STATED GOAL: Write out the full listing exactly as given, minus the images.
* Start PROVIDED MATERIAL *
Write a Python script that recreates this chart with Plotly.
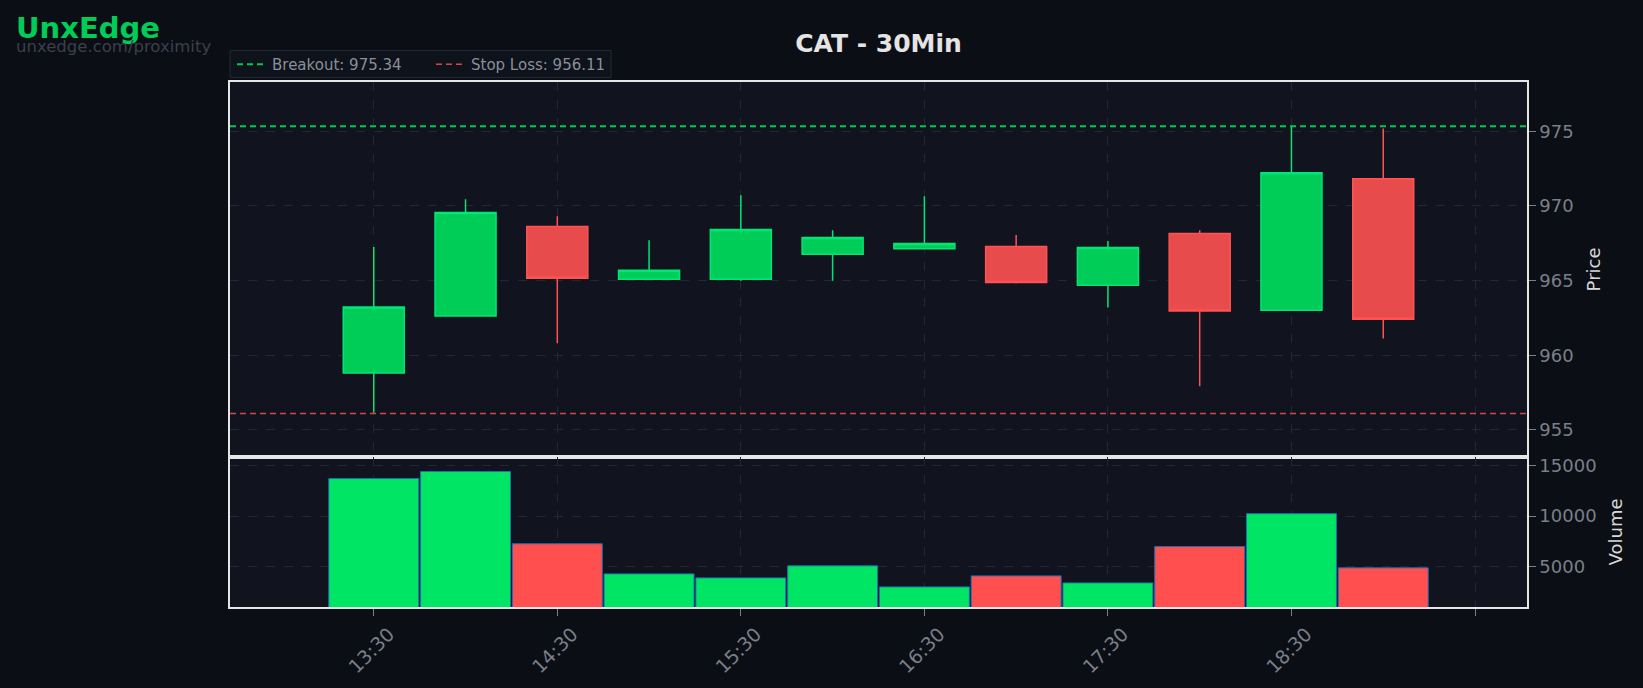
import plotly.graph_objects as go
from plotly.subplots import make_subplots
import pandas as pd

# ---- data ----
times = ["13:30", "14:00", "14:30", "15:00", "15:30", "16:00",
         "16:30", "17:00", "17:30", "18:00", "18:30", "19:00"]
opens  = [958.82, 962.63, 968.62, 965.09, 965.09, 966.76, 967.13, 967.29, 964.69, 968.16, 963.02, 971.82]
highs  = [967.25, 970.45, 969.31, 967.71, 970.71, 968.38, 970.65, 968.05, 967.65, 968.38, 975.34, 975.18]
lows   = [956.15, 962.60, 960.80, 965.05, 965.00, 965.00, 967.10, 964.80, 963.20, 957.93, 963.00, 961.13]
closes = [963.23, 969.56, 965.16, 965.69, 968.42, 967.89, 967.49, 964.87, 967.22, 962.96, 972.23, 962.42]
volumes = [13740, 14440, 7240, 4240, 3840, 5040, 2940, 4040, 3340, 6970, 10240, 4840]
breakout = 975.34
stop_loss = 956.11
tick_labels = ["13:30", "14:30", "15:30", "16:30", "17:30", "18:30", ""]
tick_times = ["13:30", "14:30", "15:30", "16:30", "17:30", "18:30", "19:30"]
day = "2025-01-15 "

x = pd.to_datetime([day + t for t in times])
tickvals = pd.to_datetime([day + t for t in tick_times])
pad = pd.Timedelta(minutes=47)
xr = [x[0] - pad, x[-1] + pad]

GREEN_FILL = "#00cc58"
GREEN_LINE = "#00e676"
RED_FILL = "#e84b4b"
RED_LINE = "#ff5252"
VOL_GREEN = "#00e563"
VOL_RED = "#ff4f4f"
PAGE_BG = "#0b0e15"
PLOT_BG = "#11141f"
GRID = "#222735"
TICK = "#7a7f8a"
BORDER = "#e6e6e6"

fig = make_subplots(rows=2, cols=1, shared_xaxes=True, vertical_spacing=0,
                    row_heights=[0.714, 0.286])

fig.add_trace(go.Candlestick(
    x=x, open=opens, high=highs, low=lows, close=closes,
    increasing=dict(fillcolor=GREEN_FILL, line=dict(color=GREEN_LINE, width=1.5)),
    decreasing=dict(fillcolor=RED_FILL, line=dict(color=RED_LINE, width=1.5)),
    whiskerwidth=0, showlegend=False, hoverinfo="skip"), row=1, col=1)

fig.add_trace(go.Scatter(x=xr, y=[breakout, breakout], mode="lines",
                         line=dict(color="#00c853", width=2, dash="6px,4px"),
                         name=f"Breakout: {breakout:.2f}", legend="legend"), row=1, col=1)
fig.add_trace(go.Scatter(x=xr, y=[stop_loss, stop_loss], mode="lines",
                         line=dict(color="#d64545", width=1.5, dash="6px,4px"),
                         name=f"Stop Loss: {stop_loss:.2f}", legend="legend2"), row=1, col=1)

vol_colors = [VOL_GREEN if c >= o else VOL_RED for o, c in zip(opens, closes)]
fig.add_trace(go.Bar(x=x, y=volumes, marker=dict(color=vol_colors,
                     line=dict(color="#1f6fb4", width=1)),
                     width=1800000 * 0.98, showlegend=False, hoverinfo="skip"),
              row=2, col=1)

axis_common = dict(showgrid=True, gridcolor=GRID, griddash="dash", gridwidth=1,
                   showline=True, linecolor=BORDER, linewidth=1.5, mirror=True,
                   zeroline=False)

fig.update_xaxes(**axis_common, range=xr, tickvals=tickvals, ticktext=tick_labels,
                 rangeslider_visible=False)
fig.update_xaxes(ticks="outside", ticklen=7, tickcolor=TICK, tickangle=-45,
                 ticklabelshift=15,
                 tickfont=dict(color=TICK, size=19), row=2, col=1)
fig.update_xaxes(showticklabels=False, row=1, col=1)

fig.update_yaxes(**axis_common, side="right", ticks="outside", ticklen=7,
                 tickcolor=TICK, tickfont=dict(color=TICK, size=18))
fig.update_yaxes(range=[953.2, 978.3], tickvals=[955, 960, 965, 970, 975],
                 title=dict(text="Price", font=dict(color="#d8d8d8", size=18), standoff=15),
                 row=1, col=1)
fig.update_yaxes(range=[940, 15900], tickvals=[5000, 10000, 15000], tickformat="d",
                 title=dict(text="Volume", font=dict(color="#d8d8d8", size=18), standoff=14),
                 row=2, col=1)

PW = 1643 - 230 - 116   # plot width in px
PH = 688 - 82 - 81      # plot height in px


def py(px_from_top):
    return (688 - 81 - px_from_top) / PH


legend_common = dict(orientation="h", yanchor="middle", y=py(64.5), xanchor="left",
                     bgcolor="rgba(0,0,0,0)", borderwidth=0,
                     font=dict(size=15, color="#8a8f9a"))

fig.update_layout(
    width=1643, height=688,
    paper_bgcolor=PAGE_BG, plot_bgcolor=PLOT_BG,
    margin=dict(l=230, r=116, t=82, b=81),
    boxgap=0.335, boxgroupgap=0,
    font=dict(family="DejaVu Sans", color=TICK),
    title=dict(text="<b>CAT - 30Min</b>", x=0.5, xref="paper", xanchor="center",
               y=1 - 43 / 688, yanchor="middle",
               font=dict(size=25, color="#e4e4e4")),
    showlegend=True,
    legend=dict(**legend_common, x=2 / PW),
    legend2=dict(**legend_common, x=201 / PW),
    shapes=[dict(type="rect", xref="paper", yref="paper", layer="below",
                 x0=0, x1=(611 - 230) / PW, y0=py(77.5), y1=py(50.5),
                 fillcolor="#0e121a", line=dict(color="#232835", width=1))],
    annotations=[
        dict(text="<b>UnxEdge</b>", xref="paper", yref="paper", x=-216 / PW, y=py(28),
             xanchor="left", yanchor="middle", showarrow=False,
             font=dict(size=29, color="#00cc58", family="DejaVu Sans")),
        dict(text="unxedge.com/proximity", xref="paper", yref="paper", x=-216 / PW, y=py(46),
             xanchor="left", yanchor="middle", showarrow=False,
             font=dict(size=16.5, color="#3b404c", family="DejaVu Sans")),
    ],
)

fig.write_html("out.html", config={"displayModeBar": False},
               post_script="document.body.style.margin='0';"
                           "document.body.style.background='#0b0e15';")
* End PROVIDED MATERIAL *
WORKED ANSWER:
Write a Python script that recreates this chart with Plotly.
import plotly.graph_objects as go
from plotly.subplots import make_subplots
import pandas as pd

# ---- data ----
times = ["13:30", "14:00", "14:30", "15:00", "15:30", "16:00",
         "16:30", "17:00", "17:30", "18:00", "18:30", "19:00"]
opens  = [958.82, 962.63, 968.62, 965.09, 965.09, 966.76, 967.13, 967.29, 964.69, 968.16, 963.02, 971.82]
highs  = [967.25, 970.45, 969.31, 967.71, 970.71, 968.38, 970.65, 968.05, 967.65, 968.38, 975.34, 975.18]
lows   = [956.15, 962.60, 960.80, 965.05, 965.00, 965.00, 967.10, 964.80, 963.20, 957.93, 963.00, 961.13]
closes = [963.23, 969.56, 965.16, 965.69, 968.42, 967.89, 967.49, 964.87, 967.22, 962.96, 972.23, 962.42]
volumes = [13740, 14440, 7240, 4240, 3840, 5040, 2940, 4040, 3340, 6970, 10240, 4840]
breakout = 975.34
stop_loss = 956.11
tick_labels = ["13:30", "14:30", "15:30", "16:30", "17:30", "18:30", ""]
tick_times = ["13:30", "14:30", "15:30", "16:30", "17:30", "18:30", "19:30"]
day = "2025-01-15 "

x = pd.to_datetime([day + t for t in times])
tickvals = pd.to_datetime([day + t for t in tick_times])
pad = pd.Timedelta(minutes=47)
xr = [x[0] - pad, x[-1] + pad]

GREEN_FILL = "#00cc58"
GREEN_LINE = "#00e676"
RED_FILL = "#e84b4b"
RED_LINE = "#ff5252"
VOL_GREEN = "#00e563"
VOL_RED = "#ff4f4f"
PAGE_BG = "#0b0e15"
PLOT_BG = "#11141f"
GRID = "#222735"
TICK = "#7a7f8a"
BORDER = "#e6e6e6"

fig = make_subplots(rows=2, cols=1, shared_xaxes=True, vertical_spacing=0,
                    row_heights=[0.714, 0.286])

fig.add_trace(go.Candlestick(
    x=x, open=opens, high=highs, low=lows, close=closes,
    increasing=dict(fillcolor=GREEN_FILL, line=dict(color=GREEN_LINE, width=1.5)),
    decreasing=dict(fillcolor=RED_FILL, line=dict(color=RED_LINE, width=1.5)),
    whiskerwidth=0, showlegend=False, hoverinfo="skip"), row=1, col=1)

fig.add_trace(go.Scatter(x=xr, y=[breakout, breakout], mode="lines",
                         line=dict(color="#00c853", width=2, dash="6px,4px"),
                         name=f"Breakout: {breakout:.2f}", legend="legend"), row=1, col=1)
fig.add_trace(go.Scatter(x=xr, y=[stop_loss, stop_loss], mode="lines",
                         line=dict(color="#d64545", width=1.5, dash="6px,4px"),
                         name=f"Stop Loss: {stop_loss:.2f}", legend="legend2"), row=1, col=1)

vol_colors = [VOL_GREEN if c >= o else VOL_RED for o, c in zip(opens, closes)]
fig.add_trace(go.Bar(x=x, y=volumes, marker=dict(color=vol_colors,
                     line=dict(color="#1f6fb4", width=1)),
                     width=1800000 * 0.98, showlegend=False, hoverinfo="skip"),
              row=2, col=1)

axis_common = dict(showgrid=True, gridcolor=GRID, griddash="dash", gridwidth=1,
                   showline=True, linecolor=BORDER, linewidth=1.5, mirror=True,
                   zeroline=False)

fig.update_xaxes(**axis_common, range=xr, tickvals=tickvals, ticktext=tick_labels,
                 rangeslider_visible=False)
fig.update_xaxes(ticks="outside", ticklen=7, tickcolor=TICK, tickangle=-45,
                 ticklabelshift=15,
                 tickfont=dict(color=TICK, size=19), row=2, col=1)
fig.update_xaxes(showticklabels=False, row=1, col=1)

fig.update_yaxes(**axis_common, side="right", ticks="outside", ticklen=7,
                 tickcolor=TICK, tickfont=dict(color=TICK, size=18))
fig.update_yaxes(range=[953.2, 978.3], tickvals=[955, 960, 965, 970, 975],
                 title=dict(text="Price", font=dict(color="#d8d8d8", size=18), standoff=15),
                 row=1, col=1)
fig.update_yaxes(range=[940, 15900], tickvals=[5000, 10000, 15000], tickformat="d",
                 title=dict(text="Volume", font=dict(color="#d8d8d8", size=18), standoff=14),
                 row=2, col=1)

PW = 1643 - 230 - 116   # plot width in px
PH = 688 - 82 - 81      # plot height in px


def py(px_from_top):
    return (688 - 81 - px_from_top) / PH


legend_common = dict(orientation="h", yanchor="middle", y=py(64.5), xanchor="left",
                     bgcolor="rgba(0,0,0,0)", borderwidth=0,
                     font=dict(size=15, color="#8a8f9a"))

fig.update_layout(
    width=1643, height=688,
    paper_bgcolor=PAGE_BG, plot_bgcolor=PLOT_BG,
    margin=dict(l=230, r=116, t=82, b=81),
    boxgap=0.335, boxgroupgap=0,
    font=dict(family="DejaVu Sans", color=TICK),
    title=dict(text="<b>CAT - 30Min</b>", x=0.5, xref="paper", xanchor="center",
               y=1 - 43 / 688, yanchor="middle",
               font=dict(size=25, color="#e4e4e4")),
    showlegend=True,
    legend=dict(**legend_common, x=2 / PW),
    legend2=dict(**legend_common, x=201 / PW),
    shapes=[dict(type="rect", xref="paper", yref="paper", layer="below",
                 x0=0, x1=(611 - 230) / PW, y0=py(77.5), y1=py(50.5),
                 fillcolor="#0e121a", line=dict(color="#232835", width=1))],
    annotations=[
        dict(text="<b>UnxEdge</b>", xref="paper", yref="paper", x=-216 / PW, y=py(28),
             xanchor="left", yanchor="middle", showarrow=False,
             font=dict(size=29, color="#00cc58", family="DejaVu Sans")),
        dict(text="unxedge.com/proximity", xref="paper", yref="paper", x=-216 / PW, y=py(46),
             xanchor="left", yanchor="middle", showarrow=False,
             font=dict(size=16.5, color="#3b404c", family="DejaVu Sans")),
    ],
)

fig.write_html("out.html", config={"displayModeBar": False},
               post_script="document.body.style.margin='0';"
                           "document.body.style.background='#0b0e15';")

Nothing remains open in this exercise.